General Integration Approach
- Create the Haskell function (e.g.,
dpellaSampleRandomfor generating noise). - Expose it in a way the database can call it (this varies by engine).
- Use the function inside SQL queries like any built-in function.
Common Integration Elements
Regardless of the database engine:
- The function is written in Haskell and compiled.
- A connection is made between SQL and Haskell, either through embedded code (SQLite) or an extension/plugin (PostgreSQL, MySQL).
- Haskell’s random generator is managed to ensure consistent behavior.

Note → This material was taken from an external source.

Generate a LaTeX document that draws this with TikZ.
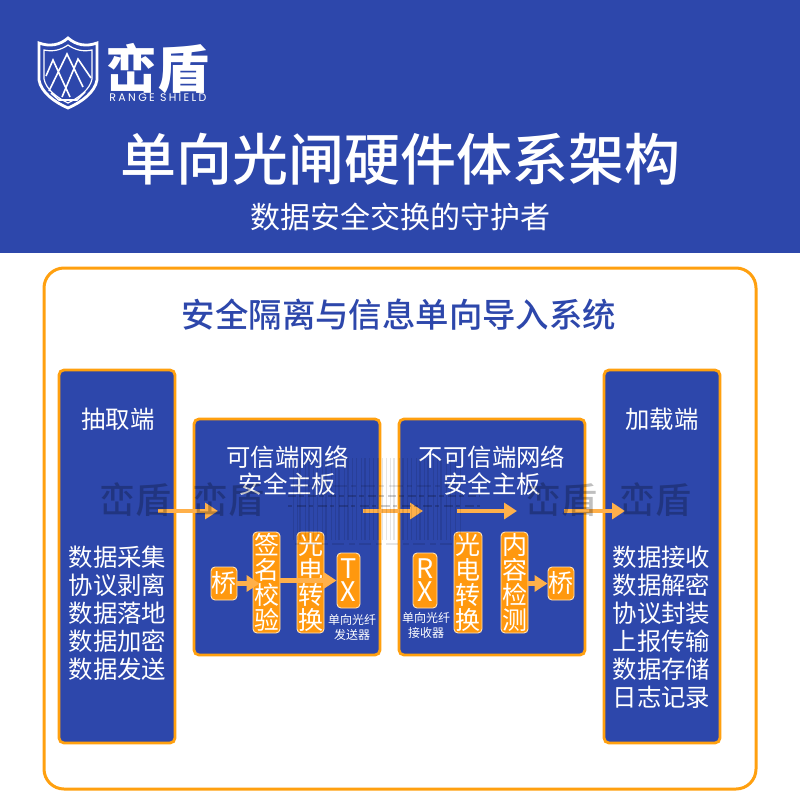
\documentclass[tikz,border=0pt]{standalone}
\usepackage{fontspec}
\setmainfont{Noto Sans CJK SC}
\newfontfamily\cjkmed{Noto Sans CJK SC Medium}
\newfontfamily\cjkblack{Noto Sans CJK SC Black}
\newfontfamily\latinwide[LetterSpace=21]{Poppins}
\usetikzlibrary{arrows.meta}
\definecolor{bandblue}{HTML}{2D47AB}
\definecolor{frameorange}{HTML}{FFA00F}
\definecolor{arroworange}{HTML}{FFB04A}
\newcommand{\fs}[2]{\fontsize{#1}{#2}\selectfont\lineskiplimit=-100pt\relax}
\tikzset{
 x=1pt,y=-1pt,
 bluebox/.style={draw=frameorange,fill=bandblue,line width=2.8pt,rounded corners=5pt,inner sep=0pt},
 boxtext/.style={text=white,font=\fs{24.4}{28},align=center,inner sep=0pt},
 chip/.style={draw=white!70!frameorange,fill=frameorange!95!red,line width=0.9pt,rounded corners=4pt,text=white,align=center,inner sep=0pt,font=\fs{25}{25}},
 micro/.style={text=white,font=\fs{12}{15},align=center,inner sep=0pt},
 flow/.style={draw=arroworange,line width=3.6pt,-{Triangle[length=13pt,width=16pt]}},
 innerflow/.style={flow,line width=4.6pt},
 wm/.style={text=black,opacity=0.25,font=\cjkmed\fs{36}{36},inner sep=0pt},
 bar/.style={draw=black,opacity=0.1},
}
\begin{document}
\begin{tikzpicture}
\useasboundingbox (0,0) rectangle (800,800);
\fill[white] (0,0) rectangle (800,800);
\fill[bandblue] (0,0) rectangle (800,253);

% logo shield
\draw[white,line width=2.8pt,line join=miter] (39,43) .. controls (50,47) and (60,45) .. (68,38) .. controls (76,45) and (86,47) .. (97,43) -- (97,80) .. controls (95,92) and (82,102) .. (68,108) .. controls (54,102) and (41,92) .. (39,80) -- cycle;
\draw[white,line width=1.2pt] (44,50) .. controls (53,52) and (61,50) .. (68,45) .. controls (75,50) and (83,52) .. (92,50) -- (92,79) .. controls (90,89) and (80,97) .. (68,103) .. controls (56,97) and (46,89) .. (44,79) -- cycle;
\draw[white,line width=1.6pt,line join=miter]
 (46,76) -- (53,60) -- (70,97)
 (49,91) -- (67,54) -- (83,87)
 (62,97) -- (78,59) -- (91,78)
 (51,93) -- (59,100) -- (77,100) -- (85,92);
\node[inner sep=0pt,text=white,font=\cjkblack\fs{52}{52}] (logomark) at (157.5,69) {峦盾};
\node[inner sep=0pt,text=white,font=\latinwide\fs{11}{11}] (logoname) at (158,98) {RANGE SHIELD};

\node[inner sep=0pt,text=white,font=\cjkmed\fs{56}{56}] (maintitle) at (400,159) {单向光闸硬件体系架构};
\node[inner sep=0pt,text=white,font=\fs{30}{30}] (subtitle) at (400.5,217) {数据安全交换的守护者};

\node[draw=frameorange,fill=white,line width=3pt,rounded corners=20pt,minimum width=712pt,minimum height=521pt,inner sep=0pt] (panel) at (400,528.5) {};
\node[inner sep=0pt,text=bandblue,font=\cjkmed\fs{33.4}{34}] (paneltitle) at (399,315) {安全隔离与信息单向导入系统};

\node[bluebox,minimum width=116pt,minimum height=373pt] (left) at (117,556.5) {};
\node[bluebox,minimum width=116pt,minimum height=373pt] (right) at (662,556.5) {};
\node[bluebox,minimum width=186pt,minimum height=236pt] (midA) at (287,537) {};
\node[bluebox,minimum width=186pt,minimum height=236pt] (midB) at (492,537) {};

\node[boxtext] (lefthead) at (118,419) {抽取端};
\node[boxtext] (righthead) at (662,419) {加载端};
\node[boxtext] (leftlist) at (117.5,613) {数据采集\\协议剥离\\数据落地\\数据加密\\数据发送};
\node[boxtext] (rightlist) at (661.5,627) {数据接收\\数据解密\\协议封装\\上报传输\\数据存储\\日志记录};
\node[boxtext,font=\fs{24.4}{27}] (headA) at (287.5,470.5) {可信端网络\\安全主板};
\node[boxtext,font=\fs{24.4}{27}] (headB) at (492,470.5) {不可信端网络\\安全主板};

\node[chip,minimum width=26pt,minimum height=33pt] (bridgeA) at (224,583.5) {桥};
\node[chip,minimum width=27pt,minimum height=101pt] (sign) at (266.5,582.5) {签\\名\\校\\验};
\node[chip,minimum width=27pt,minimum height=101pt] (peA) at (310.5,582.5) {光\\电\\转\\换};
\node[chip,minimum width=23pt,minimum height=55pt,font=\fs{27}{23}] (tx) at (348.5,580.5) {T\\X};
\node[micro] (txnote) at (352,627.5) {单向光纤\\发送器};

\node[chip,minimum width=24pt,minimum height=55pt,font=\fs{27}{23}] (rx) at (425,580.5) {R\\X};
\node[micro] (rxnote) at (426,625) {单向光纤\\接收器};
\node[chip,minimum width=28pt,minimum height=101pt] (peB) at (468,582.5) {光\\电\\转\\换};
\node[chip,minimum width=27pt,minimum height=101pt] (check) at (514.5,582.5) {内\\容\\检\\测};
\node[chip,minimum width=26pt,minimum height=33pt] (bridgeB) at (561,583.5) {桥};

% connectors
\coordinate (a1) at (158,511); \coordinate (a2) at (218,511);
\coordinate (b1) at (363,511); \coordinate (b2) at (423,511);
\coordinate (c1) at (457,511); \coordinate (c2) at (517,511);
\coordinate (d1) at (564,511); \coordinate (d2) at (625,511);
\draw[flow] (a1) -- (a2);
\draw[flow] (b1) -- (b2);
\draw[flow] (c1) -- (c2);
\draw[flow] (d1) -- (d2);
\draw[innerflow] (bridgeA.east) -- ([xshift=7pt]sign.west |- bridgeA.east);
\draw[innerflow] (sign.east |- tx.west) -- (tx.west);
\draw[innerflow] (check.east |- bridgeB.west) -- (bridgeB.west);

% watermark
\node[wm] (w1) at (135,500) {峦盾};
\node[wm] (w2) at (228,500) {峦盾};
\node[wm] (w3) at (561,500) {峦盾};
\node[wm] (w4) at (655,500) {峦盾};
\foreach \bx/\bw in {293/1,297/.6,300/1.2,305/.6,309/1.4,313/.6,317/1,322/.6,326/1.4,331/.6,335/1,339/1.2,344/.6,348/1.4,352/.6,356/1,361/.6,365/1.4,369/.6,373/1,378/1.2,382/.6,386/1,390/.6,394/1.2,399/.6,403/1.4,407/.6,411/1,416/.6,420/1.2,424/.6,428/1.4,433/.6,437/1,441/1.2,446/.6,450/1,455/.6,460/1}
 \draw[bar,line width=\bw pt] (\bx,458) -- (\bx,540);
\draw[bar,line width=1.6pt,dash pattern=on 6pt off 4pt on 12pt off 5pt] (295,544) -- (462,544);
\draw[bar,line width=1.6pt,dash pattern=on 5pt off 5pt on 14pt off 4pt] (295,486) -- (462,486);
\draw[bar,line width=2pt,opacity=0.2,dash pattern=on 8pt off 3pt on 5pt off 4pt] (288,496) -- (480,496);
\draw[bar,line width=2pt,opacity=0.2,dash pattern=on 4pt off 5pt on 9pt off 3pt] (288,506) -- (480,506);
\end{tikzpicture}
\end{document}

- All databases call the same core function, ensuring consistent results across engines.
Database-Specific Details
1. SQLite
Type: Embedded (runs inside the Haskell program)
Integration Method: Direct registration using a Haskell library (sqlite-simple)
Strengths:
- Very easy to integrate
- Lightweight and ideal for prototyping or small-scale apps
Weaknesses:
- Does not scale well for high-concurrency or networked applications
- Tied closely to the Haskell application process
Use Case: Local tools or desktop apps needing custom logic without database server overhead
2. PostgreSQL
Type: Standalone server (runs independently of the Haskell app)
Integration Method: Uses a PostgreSQL extension written in C that connects to Haskell via FFI (Foreign Function Interface)
Strengths:
- Very scalable and robust
- Clean, structured lifecycle for the Haskell runtime
Weaknesses:
- Setup is complex and requires working with C code and database extensions
- Deployment may require administrative access
Use Case: Enterprise-level applications where performance, scalability, and integration quality matter
3. MySQL
Type: Standalone server
Integration Method: Loads Haskell via a User-Defined Function (UDF) written in C
Strengths:
- Flexible and easier to load dynamically at runtime
- Good balance of power and ease of use
Weaknesses:
- Runtime setup is less structured (lacks explicit shutdown process)
- Requires thread safety and careful handling of shared state
Use Case: Web apps or moderate-scale services where flexibility and ease of setup are desired
Comparison Table
| Feature | SQLite | PostgreSQL | MySQL |
|---|---|---|---|
| Runs as | Embedded process | External server | External server |
| Integration | Direct API registration | C extension + FFI | C UDF + FFI |
| Complexity | Low | High | Medium |
| State Management | Per connection | Global (Haskell FFI) | Global (Haskell FFI) |
| Setup Requirements | Minimal | PostgreSQL admin | MySQL plugin loading |
| Lifecycle Control | Simple (app scope) | Explicit (_PG_init) |
Lazy on first call |
| Best For | Lightweight domains | Large scale, complex queries | Moderate load |
Conclusion
By integrating Haskell functions into SQL databases, developers can unlock powerful new workflows that combine Haskell’s expressiveness with SQL’s data handling. The approach varies by engine:
- SQLite: Best for lightweight, embedded apps.
- PostgreSQL: Ideal for complex, production-scale systems.
- MySQL: Balanced choice with dynamic flexibility.
With this setup, Haskell logic can enhance database queries–enabling advanced features like Differential Privacy–while remaining scalable and reusable.